Model-year 1994 is the big mid-cycle safety update. The Miata switches to dual front airbags and conventional three-point belts, retiring the motorized-shoulder setup. Mazda’s 1994 service literature has a full SRS section, underscoring how substantial that change was. ABS availability carries on depending on trim and market through 1997.

The NA’s arc mirrors the U.S. rulebook of the time, first comply with the passive-restraint mandate using automatic belts, then move to airbags mid-’90s.

NB (1999–2005): Tuning the fundamentals

The second-gen Miata keeps dual front airbags and, again, offers ABS depending on trim and region. In several markets Mazda also pairs ABS with Electronic Brakeforce Distribution, which more intelligently shifts braking effort front to rear. Owner literature from this era shows seat-belt pretensioners and load limiters entering the mix, small hardware that tightens belts early in a crash, then eases webbing slightly to reduce chest loads. The NB is evolutionary rather than revolutionary, but these pieces set the table for the NC’s big leap.

NC (2006–2015): The modern-safety leap

The third-gen NC is where Miata safety goes comprehensive. You get front airbags with a passenger-airbag deactivation indicator, seat-mounted side airbags, and seat-belt pretensioners with load limiters right from the start. ABS with EBD is now table stakes, and electronic stability control with traction control joins the party, bundled by trims at first, then increasingly common as the years roll. Compared with NA/NB, NC brings proper side-impact protection, modern belt tech, and the electronic safety net most buyers expect, without dulling the car’s basic feel.

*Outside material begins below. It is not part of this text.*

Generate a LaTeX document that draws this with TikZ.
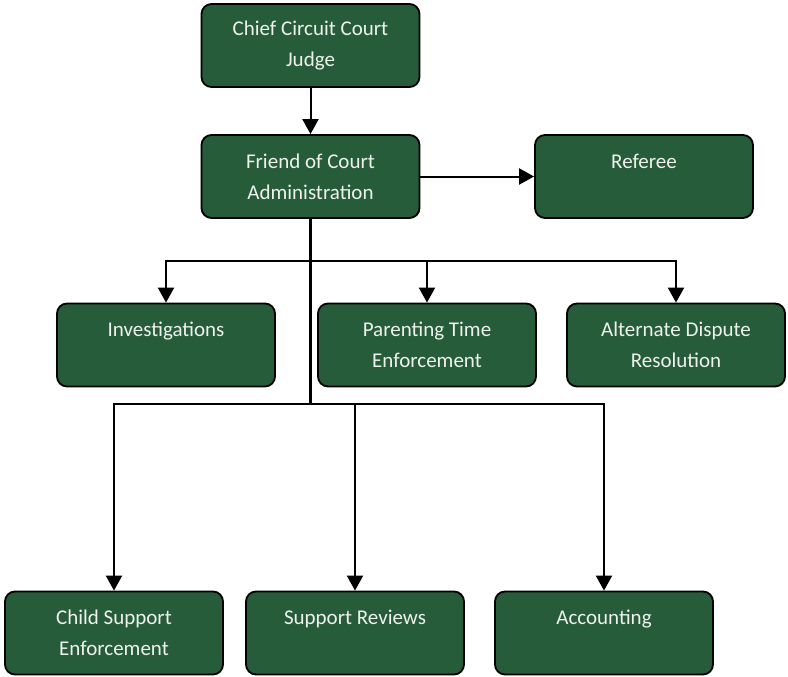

ND (2016–present): Light, stiff, and electronically aware

The ND shrinks and lightens the body while leaning on high-tensile steels and smart structure to keep crash performance up. From launch, many markets could spec Mazda i-Activsense features like Blind Spot Monitoring, Rear Cross-Traffic Alert, Lane Departure Warning, and High Beam Control/Adaptive Front Lighting depending on trim. Independent testing backs it up: Euro NCAP rated the ND four stars overall in 2015 and praised its pedestrian protection thanks to an energy-absorbing/deployable hood, while ANCAP later awarded five stars under its own protocol.

ND Miata getting an NCAP 5 Star Rating

A quick regulatory note explains a common question: the federal rear-visibility rule (FMVSS 111) took full effect for vehicles built on or after May 1, 2018, which is why rearview cameras are standard on 2019 U.S. MX-5s.

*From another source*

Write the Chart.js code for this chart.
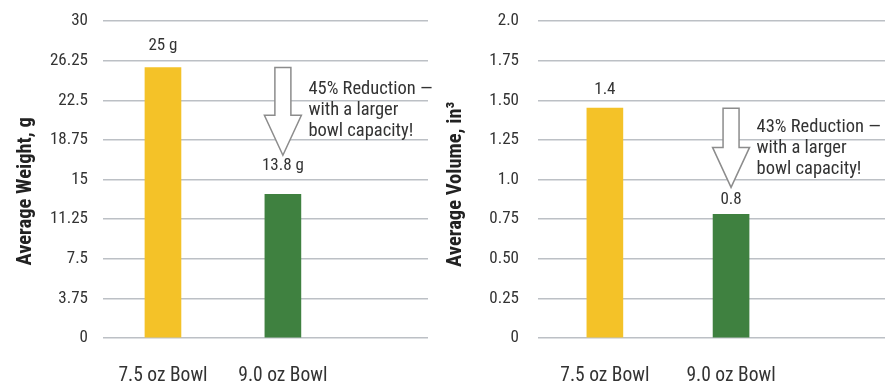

For 2019 (ND2), Mazda expanded i-Activsense with Smart City Brake Support (low-speed AEB) and Traffic Sign Recognition, depending on package and trim. In 2022, the ND introduced Kinematic Posture Control, a software trick that subtly pinches the inside-rear brake in high-g cornering to settle the car’s posture without adding hardware or weight. KPC is standard from 2022 onward, and later refreshes add calibration polish plus DSC-Track on certain manual-trans trims.

2024–2025: Recalls worth a look

Late 2024 brought a non-compliance recall for airbag control module software that could choose an improper deployment level in certain minor crashes, covering 2016–2023 cars. In May 2025, another non-compliance recall noted that some 2024–2025 cars might not illuminate the TCS/DSC indicator when abnormal yaw is detected, addressed with instrument-cluster/DSC software updates. Both actions were software-only, with no injuries reported. Owners can confirm status by checking their VIN with Mazda or NHTSA.

What the crash programs said about ND

Euro NCAP scored the ND four stars overall in 2015 with standout pedestrian protection, thanks to that energy-absorbing hood. ANCAP awarded five stars under its test regime, noting dual front and side airbags plus seat-belt reminders. The difference in stars comes down to protocol differences, not a different car.

Quick at-a-glance progression (U.S. focus)

1990–1993: Motorized automatic shoulder belts to satisfy the passive-restraint era; ABS optional from 1991.
1994–1997: Dual front airbags with conventional three-point belts; ABS availability continues.
1999–2005 (NB): Dual airbags; wider ABS/EBD fitment by market; pretensioners and load limiters.
2006–2015 (NC): Side airbags, pretensioners/load limiters, ABS/EBD, and DSC/TCS introduced and then widely available.
2016–2018 (ND1): Lighter, stronger body; i-Activsense availability (BSM, RCTA, LDW, AFS/HBC).
2019–2021 (ND2): Rear camera standard via FMVSS 111; adds low-speed AEB and Traffic Sign Recognition by trim.
2022–present (ND2.5/ND3): KPC standard; continuing i-Activsense and ESC refinements, including DSC-Track on some manuals.